I made this Apricot-Cherry Crisp a few weeks ago, but realized that I’d never posted about it. The recipe comes from Deborah Madison’s “Local Flavors”, and while it’s not an entirely vegan cookbook, many of the recipes are easily adapted.
I was really excited to try this recipe since I love both cherries and apricots, though I’ve never really baked with apricots before. I think the only change I made to this was to increase the amount of “crisp”, which I often do with recipes like this one.
So how did it taste? To be honest, it was just a little bit tart for me. I’m guessing the main reason for this was the fact that the apricots I used just weren’t sweet enough, but with really ripe fruit, I think this would be mind-blowingly delicious.

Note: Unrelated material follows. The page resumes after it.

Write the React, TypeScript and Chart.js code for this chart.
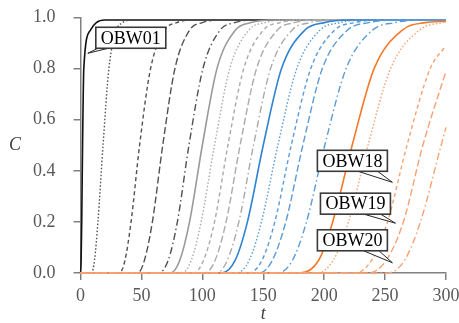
import React, { useEffect, useRef } from "react";
import { Chart, registerables } from "chart.js";

Chart.register(...registerables);

// Concentration levels at which the breakthrough times were read (first = start of breakthrough)
const C_LEVELS = [0, 0.05, 0.2, 0.5, 0.8, 0.95, 0.98, 0.99];

// Times (t) at which each well's curve reaches C_LEVELS
const OBW01 = [0, 0.5, 1.0, 1.7, 2.7, 8, 13, 20];
const OBW02 = [9, 11.5, 14.3, 18.5, 23.3, 29.5, 34.5, 41];
const OBW03 = [32, 36.5, 41.5, 48.5, 57.5, 69, 79, 90];
const OBW04 = [47, 52.5, 59, 67.5, 77.5, 89.5, 100, 113];
const OBW05 = [64, 72, 79.5, 89, 100.5, 114.5, 126.5, 141.5];
const OBW06 = [74, 81.5, 89.5, 100, 112, 127, 140, 156];
const OBW07 = [83, 91, 99, 110, 122.5, 138, 151.5, 168];
const OBW08 = [93, 101, 110, 121, 134, 150, 164, 181];
const OBW09 = [102, 110.5, 119.5, 131, 144.5, 161.5, 175.5, 193];
const OBW10 = [112, 120.5, 130, 142, 156, 173.5, 188.5, 207];
const OBW11 = [116, 127, 137, 150, 165, 184, 200, 220];
const OBW12 = [128, 138.5, 148.5, 162, 177.5, 196.5, 213, 233];
const OBW13 = [138, 149, 159.5, 173, 189, 208.5, 225.5, 246.5];
const OBW14 = [147, 157.5, 168.5, 182.5, 198.5, 219, 236.5, 258];
const OBW15 = [162, 174, 185.5, 200.5, 218, 239.5, 258, 281];
const OBW16 = [180, 195.5, 207, 223, 241, 264, 283];
const OBW17 = [194, 207.5, 220, 236, 254.5, 278, 297.5];
const OBW18 = [225, 239, 252, 268, 287];
const OBW19 = [236, 251, 265, 281];
const OBW20 = [252, 266, 279, 296];

const WELL_NAMES = [
  "OBW01", "OBW02", "OBW03", "OBW04", "OBW05",
  "OBW06", "OBW07", "OBW08", "OBW09", "OBW10",
  "OBW11", "OBW12", "OBW13", "OBW14", "OBW15",
  "OBW16", "OBW17", "OBW18", "OBW19", "OBW20",
];
const WELL_TIMES = [
  OBW01, OBW02, OBW03, OBW04, OBW05, OBW06, OBW07, OBW08, OBW09, OBW10,
  OBW11, OBW12, OBW13, OBW14, OBW15, OBW16, OBW17, OBW18, OBW19, OBW20,
];
// C value at the end of the record (t = 300)
const C_AT_END = [
  0.99, 0.99, 0.99, 0.99, 0.99, 0.99, 0.99, 0.99, 0.99, 0.99,
  0.99, 0.99, 0.99, 0.99, 0.99, 0.985, 0.981, 0.89, 0.79, 0.57,
];

const T_MAX = 300;
const X_TICKS = [0, 50, 100, 150, 200, 250, 300];
const Y_TICKS = [0, 0.2, 0.4, 0.6, 0.8, 1.0];

// Callouts: label and the point (t, C) their pointer touches
const CALLOUT_LABELS = ["OBW01", "OBW18", "OBW19", "OBW20"];
const CALLOUT_T = [6, 256, 258.5, 256];
const CALLOUT_C = [0.86, 0.355, 0.195, 0.04];

// ---- styles (not data) ----
const CALLOUT_STYLE = [
  { dx: 8, dy: -26, a: 0.03, b: 0.18 },
  { dx: -75, dy: -32, a: 0.58, b: 0.86 },
  { dx: -75, dy: -30, a: 0.62, b: 0.86 },
  { dx: -75, dy: -33, a: 0.66, b: 0.88 },
];
const FAMILY_COLORS = [
  ["#111111", "#505050", "#505050", "#505050", "#505050"],
  ["#9a9a9a", "#aaaaaa", "#aaaaaa", "#aaaaaa", "#aaaaaa"],
  ["#2f82d4", "#5b9bd5", "#5b9bd5", "#5b9bd5", "#5b9bd5"],
  ["#f47a2a", "#f6a273", "#f6a273", "#f6a273", "#f6a273"],
];
const DASHES = [[], [1.5, 2], [4, 3], [7, 3], [7, 3, 1.5, 3]];
const SERIF = '"Liberation Serif", "Times New Roman", serif';

const overlayPlugin = {
  id: "overlay",
  afterDatasetsDraw(chart: any) {
    const { ctx, scales } = chart;
    const x = scales.x;
    const y = scales.y;
    ctx.save();
    ctx.font = `18px ${SERIF}`;
    CALLOUT_LABELS.forEach((label, i) => {
      const tx = x.getPixelForValue(CALLOUT_T[i]);
      const ty = y.getPixelForValue(CALLOUT_C[i]);
      const st = CALLOUT_STYLE[i];
      const w = ctx.measureText(label).width + 10;
      const h = 21;
      const bx = tx + st.dx;
      const by = ty + st.dy;
      const ax = bx + st.a * w;
      const bx2 = bx + st.b * w;
      ctx.beginPath();
      ctx.moveTo(ax, by + h);
      ctx.lineTo(tx, ty);
      ctx.lineTo(bx2, by + h);
      ctx.closePath();
      ctx.fillStyle = "#ffffff";
      ctx.fill();
      ctx.beginPath();
      ctx.moveTo(ax, by + h);
      ctx.lineTo(tx, ty);
      ctx.lineTo(bx2, by + h);
      ctx.strokeStyle = "#262626";
      ctx.lineWidth = 1;
      ctx.stroke();
      ctx.fillStyle = "#ffffff";
      ctx.fillRect(bx, by, w, h);
      ctx.strokeStyle = "#3a3a3a";
      ctx.lineWidth = 1.6;
      ctx.strokeRect(bx, by, w, h);
      ctx.fillStyle = "#000000";
      ctx.textAlign = "center";
      ctx.textBaseline = "middle";
      ctx.fillText(label, bx + w / 2, by + h / 2 + 1);
    });
    ctx.font = `italic 18px ${SERIF}`;
    ctx.fillStyle = "#404040";
    ctx.textAlign = "center";
    ctx.textBaseline = "middle";
    ctx.fillText("C", 15, (y.top + y.bottom) / 2);
    ctx.fillText("t", (x.left + x.right) / 2, 314);
    ctx.restore();
  },
};

function buildPoints(times: number[], endC: number) {
  const pts: { x: number; y: number }[] = [{ x: 0, y: 0 }];
  times.forEach((t, k) => {
    if (t < T_MAX) pts.push({ x: t, y: C_LEVELS[k] });
  });
  pts.push({ x: T_MAX, y: endC });
  return pts;
}

export default function App() {
  const ref = useRef<HTMLCanvasElement | null>(null);
  useEffect(() => {
    if (!ref.current) return;
    const n = WELL_NAMES.length;
    const datasets = WELL_NAMES.map((name, i) => {
      const fam = Math.floor(i / 5);
      const k = i % 5;
      return {
        label: name,
        data: buildPoints(WELL_TIMES[i], C_AT_END[i]),
        borderColor: FAMILY_COLORS[fam][k],
        borderWidth: k === 0 ? 1.6 : 1.4,
        borderDash: DASHES[k],
        pointRadius: 0,
        fill: false,
        cubicInterpolationMode: "monotone" as const,
        clip: false as any,
        order: n - i,
      };
    });
    const axisColor = "#808080";
    const chart = new Chart(ref.current, {
      type: "line",
      data: { datasets },
      plugins: [overlayPlugin],
      options: {
        animation: false,
        responsive: false,
        devicePixelRatio: 1,
        layout: { padding: { top: 17.5, right: 13, left: 0, bottom: 0 } },
        plugins: { legend: { display: false }, tooltip: { enabled: false } },
        scales: {
          x: {
            type: "linear",
            min: 0,
            max: T_MAX,
            afterBuildTicks: (s: any) => {
              s.ticks = X_TICKS.map((v) => ({ value: v }));
            },
            afterFit: (s: any) => {
              s.height = 50;
              s.paddingLeft = 0;
              s.paddingRight = 0;
            },
            ticks: {
              color: "#595959",
              font: { family: SERIF, size: 18 },
              padding: 5,
              maxRotation: 0,
              autoSkip: false,
            },
            grid: {
              drawOnChartArea: false,
              drawTicks: true,
              tickLength: 7,
              color: axisColor,
              lineWidth: 1.5,
            },
            border: { display: true, color: axisColor, width: 1.5 },
          },
          y: {
            type: "linear",
            min: 0,
            max: 1,
            afterBuildTicks: (s: any) => {
              s.ticks = Y_TICKS.map((v) => ({ value: v }));
            },
            afterFit: (s: any) => {
              s.width = 80.5;
              s.paddingTop = 0;
              s.paddingBottom = 0;
            },
            ticks: {
              color: "#595959",
              font: { family: SERIF, size: 18 },
              padding: 18,
              autoSkip: false,
              callback: (v: any) => Number(v).toFixed(1),
            },
            grid: {
              drawOnChartArea: false,
              drawTicks: true,
              tickLength: 7,
              color: axisColor,
              lineWidth: 1.5,
            },
            border: { display: true, color: axisColor, width: 1.5 },
          },
        },
      },
    });
    return () => chart.destroy();
  }, []);
  return (
    <div style={{ position: "fixed", left: 0, top: 0, width: 459, height: 323, background: "#fff" }}>
      <canvas ref={ref} width={459} height={323} style={{ width: 459, height: 323, display: "block" }} />
    </div>
  );
}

Don’t get me wrong, it was really tasty regardless, but if you know me at all then you know that I’m super picky about desserts. The recipe itself is great (and totally vegan if you substitute non-dairy margarine for the butter – easy!). Another great fix for this if you do find yourself with under-ripe fruit would be to smother it in some non-dairy ice cream or whipped coconut cream.
I’m excited to try this one again with some super sweet fruit. I think it would also be great using other summer fruits, and since peaches are my favorite, I might have to use them in place of the apricots. What’s your favorite fruit-based dessert?